A recent article provided some practical guidelines outlined below to improve the effectiveness and efficiency of board meetings and strategies to avoid common pitfalls.
- To combat tardiness, encourage board members to gather about half an hour before the scheduled meeting informally over coffee. The board chairperson should monitor the time and encourage members to be prepared for a prompt start.
- Provide agenda and reports at least one week ahead of the meeting to encourage members to prepare and become familiar with the materials.
- Keep the discussion focused on the topic at hand. The chairperson should keep the meeting focused on the topic without appearing to be too overbearing.

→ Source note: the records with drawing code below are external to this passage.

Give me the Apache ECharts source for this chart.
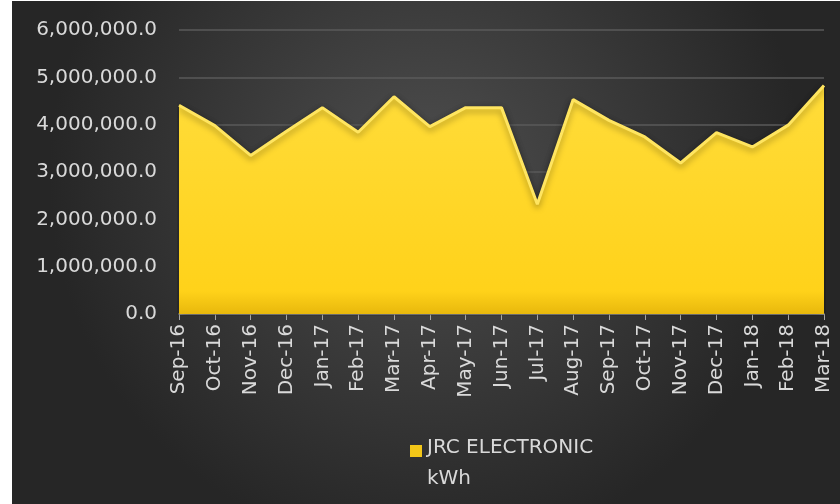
<html lang="en">
  <head>
    <meta charset="UTF-8" />
    <title>JRC ELECTRONIC kWh</title>
    <style>
      html, body { margin: 0; padding: 0; background: #ffffff; }
      #main { position: absolute; left: 12px; top: 1px; width: 828px; height: 503px; }
    </style>
  </head>
  <body>
    <div id="main"></div>

    <script src="https://cdn.jsdelivr.net/npm/echarts@6/dist/echarts.min.js"></script>
    <script>
      const months = ['Sep-16', 'Oct-16', 'Nov-16', 'Dec-16', 'Jan-17', 'Feb-17', 'Mar-17', 'Apr-17', 'May-17', 'Jun-17',
        'Jul-17', 'Aug-17', 'Sep-17', 'Oct-17', 'Nov-17', 'Dec-17', 'Jan-18', 'Feb-18', 'Mar-18']
      const kwh = [4410000, 3980000, 3350000, 3860000, 4360000, 3840000, 4590000, 3960000, 4360000, 4360000,
        2320000, 4530000, 4090000, 3740000, 3190000, 3830000, 3530000, 3990000, 4830000]
      const seriesName = 'JRC ELECTRONIC\nkWh'

      let mCharts = echarts.init(document.querySelector('#main'))
      const fmt = v => v.toLocaleString('en-US', { minimumFractionDigits: 1, maximumFractionDigits: 1 })
      const yellow = new echarts.graphic.LinearGradient(0, 0, 0, 1, [
        { offset: 0, color: '#ffdc3a' },
        { offset: 0.9, color: '#ffd21a' },
        { offset: 1, color: '#e8b80c' }
      ])

      let option = {
        backgroundColor: {
          type: 'radial', x: 0.5, y: 0.35, r: 0.75,
          colorStops: [
            { offset: 0, color: '#4e4e4e' },
            { offset: 1, color: '#262626' }
          ]
        },
        textStyle: { fontFamily: 'DejaVu Sans' },
        grid: { left: 167, right: 16, top: 29, bottom: 190 },
        legend: {
          left: 393, top: 426,
          itemWidth: 12, itemHeight: 36, itemGap: 4,
          // square drawn at the top so it sits next to the first text line
          icon: 'path://M0,0L12,0L12,12L0,12Z M0,36L0.01,36Z',
          textStyle: { color: '#d9d9d9', fontSize: 20, lineHeight: 31 },
          data: [{ name: seriesName, itemStyle: { color: '#f2c618', borderWidth: 0 } }]
        },
        xAxis: {
          type: 'category',
          boundaryGap: false,
          data: months,
          axisLine: { lineStyle: { color: '#a6a6a6', width: 1.5 } },
          axisTick: { show: true, length: 6, lineStyle: { color: '#a6a6a6' } },
          axisLabel: { rotate: 90, color: '#d9d9d9', fontSize: 20, margin: 10, interval: 0 },
          splitLine: { show: false }
        },
        yAxis: {
          type: 'value',
          min: 0, max: 6000000, interval: 1000000,
          axisLine: { show: false },
          axisTick: { show: false },
          axisLabel: { color: '#d9d9d9', fontSize: 20, margin: 22, formatter: fmt },
          splitLine: { lineStyle: { color: '#5a5a5a', width: 1.5 } }
        },
        series: [
          {
            name: seriesName,
            type: 'line',
            data: kwh,
            symbol: 'none',
            lineStyle: { color: '#ffe560', width: 3, shadowColor: 'rgba(0,0,0,0.35)', shadowBlur: 6, shadowOffsetY: 3 },
            itemStyle: { color: '#f2c618' },
            areaStyle: { color: yellow, opacity: 1, shadowColor: 'rgba(0,0,0,0.4)', shadowBlur: 8, shadowOffsetY: 2 }
          }
        ]
      }
      mCharts.setOption(option)
    </script>
  </body>
</html>
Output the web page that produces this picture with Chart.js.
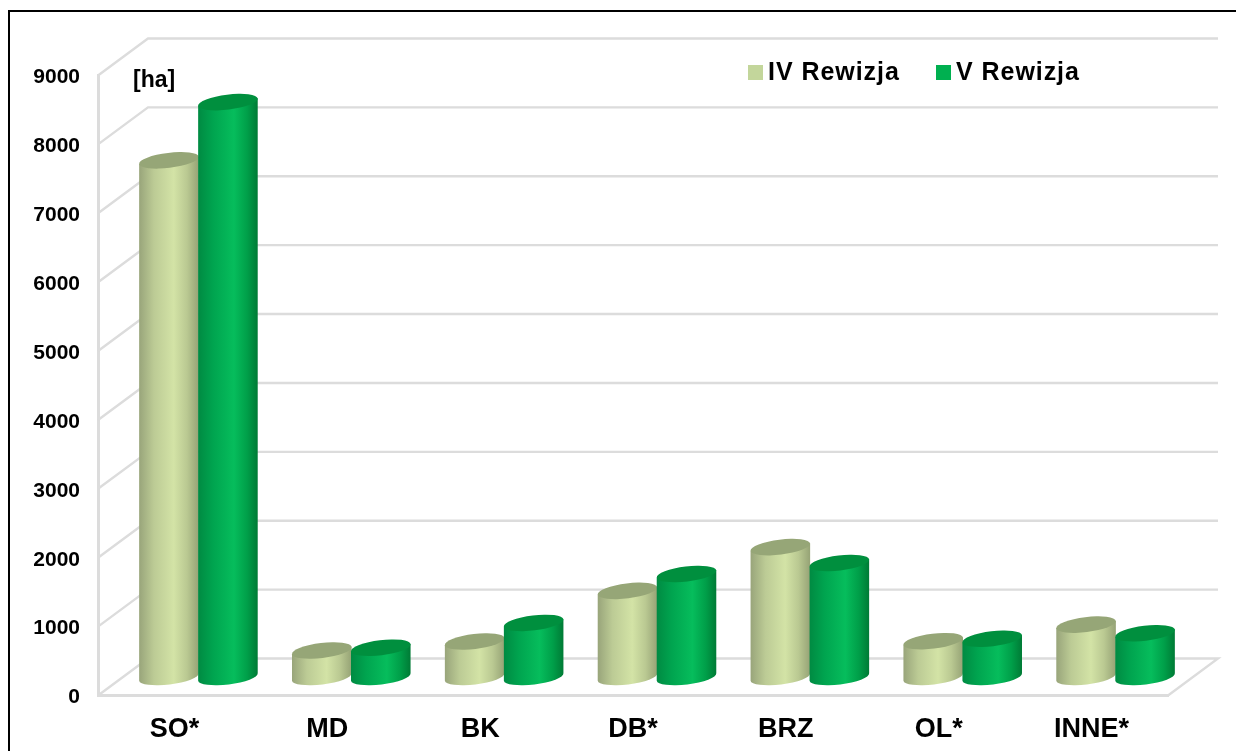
<!DOCTYPE html>
<html><head><meta charset="utf-8">
<style>html,body{margin:0;padding:0;background:#fff;overflow:hidden}canvas{display:block}</style>
<script src="https://cdn.jsdelivr.net/npm/chart.js@4/dist/chart.umd.js"></script>
</head><body><canvas id="c" width="1236" height="751"></canvas>
<script>
const categories = ['SO*','MD','BK','DB*','BRZ','OL*','INNE*'];
const rewizjaIV = [7500,385,515,1250,1885,520,760];
const rewizjaV = [8345,425,785,1495,1655,555,635];
const yTicks = [0,1000,2000,3000,4000,5000,6000,7000,8000,9000];
const unitLabel = '[ha]';

const FONT = '"Liberation Sans", Arial, sans-serif';
const styles = [
  {legend:'#c3d69b', top:'#96a677', stops:[[0,'#98a47a'],[.25,'#bccb95'],[.58,'#d3e3a6'],[.8,'#bac992'],[1,'#95a275']]},
  {legend:'#00b050', top:'#008f3e', stops:[[0,'#008a42'],[.25,'#00a44f'],[.6,'#06bd5c'],[.82,'#009f49'],[1,'#007a35']]}
];
const DX = 24, DY = 18.5, BACKX = 50, BACKY = 37, TILT = -7*Math.PI/180, RY = 7.5;

const cylinders = {
  id:'cylinders',
  beforeDraw(chart){
    // nudge tick labels onto the reference baseline
    const {y} = chart.scales;
    y.getLabelItems().forEach(it=>{ if(!it._nudged){ it.options.translation=[it.options.translation[0],it.options.translation[1]+2]; it._nudged=true; } });
  },
  beforeDatasetsDraw(chart){
    const {ctx, chartArea:a, scales:{y}} = chart;
    ctx.save();
    ctx.strokeStyle='#000'; ctx.lineWidth=2;
    ctx.beginPath(); ctx.moveTo(9,751); ctx.lineTo(9,11); ctx.lineTo(1236,11); ctx.stroke();
    ctx.strokeStyle='#dcdcdc'; ctx.lineWidth=2.4;
    yTicks.forEach(v=>{
      const p=y.getPixelForValue(v);
      ctx.beginPath(); ctx.moveTo(a.left,p); ctx.lineTo(a.left+BACKX,p-BACKY); ctx.lineTo(a.right+BACKX,p-BACKY);
      if(v===0) ctx.lineTo(a.right,p);
      ctx.stroke();
    });
    ctx.restore();
  },
  beforeDatasetDraw(){ return false; },
  afterDatasetsDraw(chart){
    const {ctx} = chart;
    chart.data.datasets.forEach((ds,i)=>{
      const st = styles[i];
      chart.getDatasetMeta(i).data.forEach(bar=>{
        const {x,y,base,width} = bar.getProps(['x','y','base','width'],true);
        const cx=x+DX, rx=width/2+0.5, top=y-DY, bot=base-DY;
        const g=ctx.createLinearGradient(cx-rx,0,cx+rx,0);
        st.stops.forEach(s=>g.addColorStop(s[0],s[1]));
        const ax=rx*Math.cos(TILT), ay=rx*Math.sin(TILT);
        ctx.save();
        ctx.fillStyle=g;
        ctx.beginPath();
        ctx.ellipse(cx,bot,rx,RY,TILT,0,Math.PI);
        ctx.lineTo(cx-ax,top-ay);
        ctx.lineTo(cx+ax,top+ay);
        ctx.closePath();
        ctx.fill();
        ctx.fillStyle=st.top;
        ctx.beginPath();
        ctx.ellipse(cx,top,rx,RY,TILT,0,Math.PI*2);
        ctx.fill();
        ctx.restore();
      });
    });
    ctx.save();
    ctx.textBaseline='middle'; ctx.textAlign='left'; ctx.fillStyle='#000';
    ctx.font='bold 23px '+FONT;
    ctx.fillText(unitLabel,133,81);
    ctx.font='bold 25px '+FONT;
    ctx.letterSpacing='0.95px';
    const lx=[748,936];
    chart.data.datasets.forEach((ds,i)=>{
      ctx.fillStyle=styles[i].legend;
      ctx.fillRect(lx[i],65,15,15);
      ctx.fillStyle='#000';
      ctx.fillText(ds.label,lx[i]+20,73);
    });
    ctx.restore();
  }
};

new Chart(document.getElementById('c'),{
  type:'bar',
  data:{labels:categories,datasets:[
    {label:'IV Rewizja',data:rewizjaIV,backgroundColor:styles[0].legend},
    {label:'V Rewizja',data:rewizjaV,backgroundColor:styles[1].legend}
  ]},
  plugins:[cylinders],
  options:{
    responsive:false,animation:false,
    layout:{padding:{top:75.5,right:68,left:0,bottom:0}},
    plugins:{legend:{display:false},tooltip:{enabled:false},title:{display:false}},
    datasets:{bar:{categoryPercentage:0.772,barPercentage:1}},
    scales:{
      x:{
        grid:{display:false},
        border:{display:true,color:'#dcdcdc',width:3},
        ticks:{color:'#000',font:{family:FONT,weight:'bold',size:27},padding:10,maxRotation:0,autoSkip:false},
        afterFit(s){s.height=55.5;}
      },
      y:{
        min:0,max:9000,
        grid:{display:false},
        border:{display:true,color:'#dcdcdc',width:3},
        ticks:{color:'#000',font:{family:FONT,weight:'bold',size:21},padding:10,stepSize:1000,
          callback:v=>String(v)},
        afterFit(s){s.width=98;}
      }
    }
  }
});
</script></body></html>
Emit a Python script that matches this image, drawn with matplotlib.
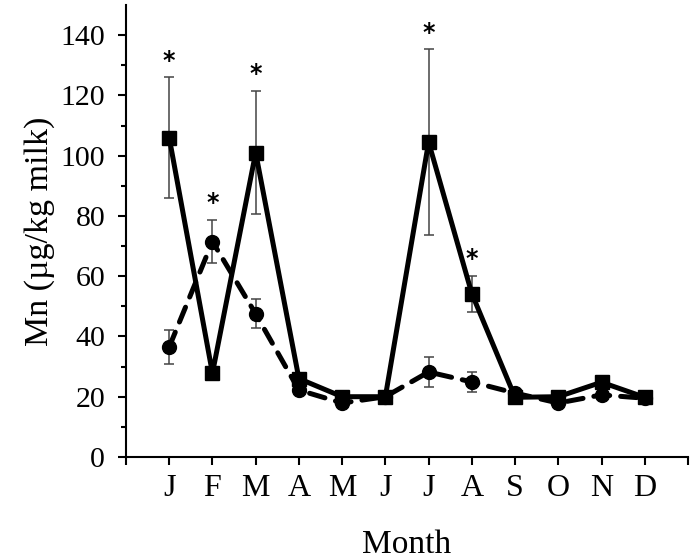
import matplotlib
matplotlib.use("Agg")
import matplotlib.pyplot as plt
import numpy as np

months = ["J", "F", "M", "A", "M", "J", "J", "A", "S", "O", "N", "D"]
solid_mean = [106.0, 27.8, 101.0, 26.0, 20.0, 20.0, 104.5, 54.2, 19.8, 20.0, 24.8, 19.8]
solid_err = [20.0, 0, 20.5, 0, 0, 0, 30.8, 6.0, 0, 0, 0, 0]
dashed_mean = [36.5, 71.5, 47.5, 22.2, 17.9, 20.0, 28.2, 24.9, 21.2, 17.9, 20.6, 19.5]
dashed_err = [5.8, 7.2, 4.8, 0, 0, 0, 5.0, 3.2, 0, 0, 0, 0]
significant = [True, True, True, False, False, False, True, True, False, False, False, False]

plt.rcParams['font.family'] = ['Liberation Serif', 'DejaVu Serif']

fig = plt.figure(figsize=(6.96, 5.6), dpi=100)
ax = fig.add_axes([0.181, 0.184, 0.8075, 0.807])

x = np.arange(1, len(months) + 1)

ax.errorbar(x, dashed_mean, yerr=dashed_err, fmt='none', ecolor='#444444',
            elinewidth=1.1, capsize=3.5, capthick=1.1, zorder=2)
ax.errorbar(x, solid_mean, yerr=solid_err, fmt='none', ecolor='#444444',
            elinewidth=1.1, capsize=3.5, capthick=1.1, zorder=2)

ax.plot(x, dashed_mean, color='black', lw=3.6, ls=(0, (3.2, 2.2)),
        dash_capstyle='round', marker='o', markersize=10, zorder=3)
ax.plot(x, solid_mean, color='black', lw=3.6, ls='-',
        marker='s', markersize=9.5, zorder=4)

for xi, sig, sm, se, dm, de in zip(x, significant, solid_mean, solid_err, dashed_mean, dashed_err):
    if sig:
        top = max(sm + se, dm + de)
        ax.text(xi, top + 5.5, "*", ha='center', va='center', fontsize=17,
                family='DejaVu Sans', fontweight='bold')

ax.set_xlim(0, 13)
ax.set_ylim(0, 150)
ax.set_xticks(np.arange(0, 14))
ax.set_xticklabels([""] + months + [""])
ax.set_yticks(np.arange(0, 141, 20))
ax.set_yticks(np.arange(10, 150, 20), minor=True)

for s in ['top', 'right']:
    ax.spines[s].set_visible(False)
for s in ['left', 'bottom']:
    ax.spines[s].set_linewidth(1.5)

ax.tick_params(axis='both', which='major', direction='out', length=6, width=1.5)
ax.tick_params(axis='y', which='major', labelsize=21.5, pad=9)
ax.tick_params(axis='x', which='major', labelsize=23, pad=6)
ax.tick_params(axis='y', which='minor', direction='out', length=3.5, width=1.5)

ax.set_xlabel("Month", fontsize=24, labelpad=19)
ax.set_ylabel("Mn (µg/kg milk)", fontsize=24.5, labelpad=4)

fig.savefig("out.png", dpi=100)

It may also be helpful to have a time limit for discussion, though not necessarily a formal time keeping process that is rigidly enforced.
- Limit private discussions. The board chair may wish to politely yet firmly stop private discussions on the side. It may be necessary for the chairperson to meet with certain members privately after the meeting to address the problem.
- Move toward compromise when a decision cannot be reached. The chairperson can direct proceedings so that each side gives a little until an acceptable compromise is reached.
- When discussion and proceedings are dominated by one or two strong characters it can destroy the motivation for the other board members. If the offender is an overbearing board chair, then over the long term, the board should identify a future board chair who is willing to deliberately halt any domineering behavior by the current chair. For members whose “expert” opinions tend to overpower the opinions of others, board members should identify and work to empower other members in specific areas of governance and thus gradually reduce the influence of the offending member.